In an article detailing the top 10 wine spots in the world, Forbes deemed none in the United States worthy of the list.
1. Castello Banfi, Tuscany, Italy: not an adventurous pick for the top spot
2. Montes, Colchagua Valley, Chile: trying to seem enlightened, succeeds
3. Ken Forrester, Stellenbosch, South Africa: see #2, with the same results
4. Fournier, Mendoza, Argentina: doubling up on South America in the top five? Trying too hard …
5. Leeuwin Estate, Margaret River, Australia: could call for the middle of the pack
6. Felton Road, Central Otago, New Zealand: again with the doubling up …
7. Bodegas Ysios, Rioja, Spain: classic location, should probably be higher
8. Quinta do Portal, Douro Valley, Portugal: this would have been more exciting at #3 or #4
9. Chateau Lynch-Bages, Bordeaux, France: obligatory, but at #9?
10. Peter Jakob Kuhn Oestrich, Rhein/Mosel, Germany: obviously added to the list out of a sense of obligation
And, where are we?
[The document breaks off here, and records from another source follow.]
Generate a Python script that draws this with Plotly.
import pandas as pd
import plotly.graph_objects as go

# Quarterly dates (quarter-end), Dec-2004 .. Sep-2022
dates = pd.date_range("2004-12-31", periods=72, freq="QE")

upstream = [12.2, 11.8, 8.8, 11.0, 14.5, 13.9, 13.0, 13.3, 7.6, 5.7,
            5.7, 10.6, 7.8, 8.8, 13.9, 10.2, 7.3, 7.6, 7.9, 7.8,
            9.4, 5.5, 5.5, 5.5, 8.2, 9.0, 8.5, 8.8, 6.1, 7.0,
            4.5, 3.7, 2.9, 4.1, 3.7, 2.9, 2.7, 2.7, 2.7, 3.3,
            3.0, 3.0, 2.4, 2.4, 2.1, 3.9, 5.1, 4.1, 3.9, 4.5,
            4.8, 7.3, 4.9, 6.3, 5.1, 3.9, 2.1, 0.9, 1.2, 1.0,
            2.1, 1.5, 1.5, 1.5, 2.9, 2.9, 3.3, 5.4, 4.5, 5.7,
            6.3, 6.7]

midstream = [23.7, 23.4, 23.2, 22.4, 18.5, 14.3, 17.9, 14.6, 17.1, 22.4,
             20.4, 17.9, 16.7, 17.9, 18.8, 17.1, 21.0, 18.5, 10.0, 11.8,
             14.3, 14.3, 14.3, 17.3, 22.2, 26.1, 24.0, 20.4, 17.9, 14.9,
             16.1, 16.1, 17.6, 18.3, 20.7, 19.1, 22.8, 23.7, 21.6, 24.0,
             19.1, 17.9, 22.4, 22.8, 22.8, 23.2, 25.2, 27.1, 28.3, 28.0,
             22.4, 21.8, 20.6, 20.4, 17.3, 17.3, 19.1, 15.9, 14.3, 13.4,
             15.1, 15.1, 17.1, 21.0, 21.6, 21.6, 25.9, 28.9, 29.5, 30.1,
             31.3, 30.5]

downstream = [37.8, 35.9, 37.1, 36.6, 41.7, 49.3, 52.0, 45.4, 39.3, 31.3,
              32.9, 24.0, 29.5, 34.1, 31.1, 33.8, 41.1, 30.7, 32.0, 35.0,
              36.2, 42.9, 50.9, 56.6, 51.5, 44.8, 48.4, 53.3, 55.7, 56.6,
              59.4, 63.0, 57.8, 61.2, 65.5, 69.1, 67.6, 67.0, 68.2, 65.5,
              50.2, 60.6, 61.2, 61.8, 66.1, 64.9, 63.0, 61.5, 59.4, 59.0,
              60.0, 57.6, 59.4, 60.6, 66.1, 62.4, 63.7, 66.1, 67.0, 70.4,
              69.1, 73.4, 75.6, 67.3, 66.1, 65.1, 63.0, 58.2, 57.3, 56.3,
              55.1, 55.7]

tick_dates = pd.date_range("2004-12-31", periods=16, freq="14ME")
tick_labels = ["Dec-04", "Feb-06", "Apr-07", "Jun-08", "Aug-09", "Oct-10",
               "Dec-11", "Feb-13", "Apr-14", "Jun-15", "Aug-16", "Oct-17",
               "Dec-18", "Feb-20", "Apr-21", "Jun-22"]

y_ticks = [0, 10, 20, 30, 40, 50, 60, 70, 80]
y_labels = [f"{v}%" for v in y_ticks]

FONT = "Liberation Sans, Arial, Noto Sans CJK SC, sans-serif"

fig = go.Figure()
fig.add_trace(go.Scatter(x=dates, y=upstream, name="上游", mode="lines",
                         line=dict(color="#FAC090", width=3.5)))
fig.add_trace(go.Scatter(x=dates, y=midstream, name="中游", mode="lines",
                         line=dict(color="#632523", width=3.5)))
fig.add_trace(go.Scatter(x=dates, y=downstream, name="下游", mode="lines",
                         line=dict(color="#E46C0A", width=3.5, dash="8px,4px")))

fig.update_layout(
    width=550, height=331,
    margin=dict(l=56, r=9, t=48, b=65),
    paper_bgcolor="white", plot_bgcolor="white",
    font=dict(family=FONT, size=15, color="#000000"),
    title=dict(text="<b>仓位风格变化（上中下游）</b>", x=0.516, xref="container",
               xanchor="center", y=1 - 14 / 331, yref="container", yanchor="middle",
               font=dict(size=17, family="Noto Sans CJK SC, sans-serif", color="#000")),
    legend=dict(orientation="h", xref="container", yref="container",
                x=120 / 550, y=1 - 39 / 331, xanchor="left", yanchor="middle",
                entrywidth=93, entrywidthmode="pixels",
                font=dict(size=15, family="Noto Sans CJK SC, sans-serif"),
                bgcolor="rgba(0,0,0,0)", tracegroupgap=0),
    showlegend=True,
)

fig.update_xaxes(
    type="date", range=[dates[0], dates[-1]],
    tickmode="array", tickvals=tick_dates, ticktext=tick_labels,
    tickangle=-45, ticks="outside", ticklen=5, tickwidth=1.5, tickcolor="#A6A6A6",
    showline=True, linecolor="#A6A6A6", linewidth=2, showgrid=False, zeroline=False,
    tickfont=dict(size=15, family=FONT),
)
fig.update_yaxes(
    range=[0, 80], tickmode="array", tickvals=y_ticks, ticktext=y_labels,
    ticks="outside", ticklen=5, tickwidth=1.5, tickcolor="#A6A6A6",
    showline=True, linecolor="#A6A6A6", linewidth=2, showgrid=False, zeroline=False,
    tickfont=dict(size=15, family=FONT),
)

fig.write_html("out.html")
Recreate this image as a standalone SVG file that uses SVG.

No Sonoma? No Napa? Or, a break from the norm with Oregon?
The collection of wine destinations seems to a certain extent like a Little League awards banquet. No country is on the list twice, giving the impression that the reporter sought to dish out as many trophies as possible. The wide reach, of course, makes those absent even more evident.
As you can see, the list is more likely the result of a careful analysis of balancing out different regions and meeting reader expectations than it is a genuine reflection on the most interesting wine destinations in the world.
This is why I hate “listicles”: they have less to do with the content than they do with managing perception. Blech.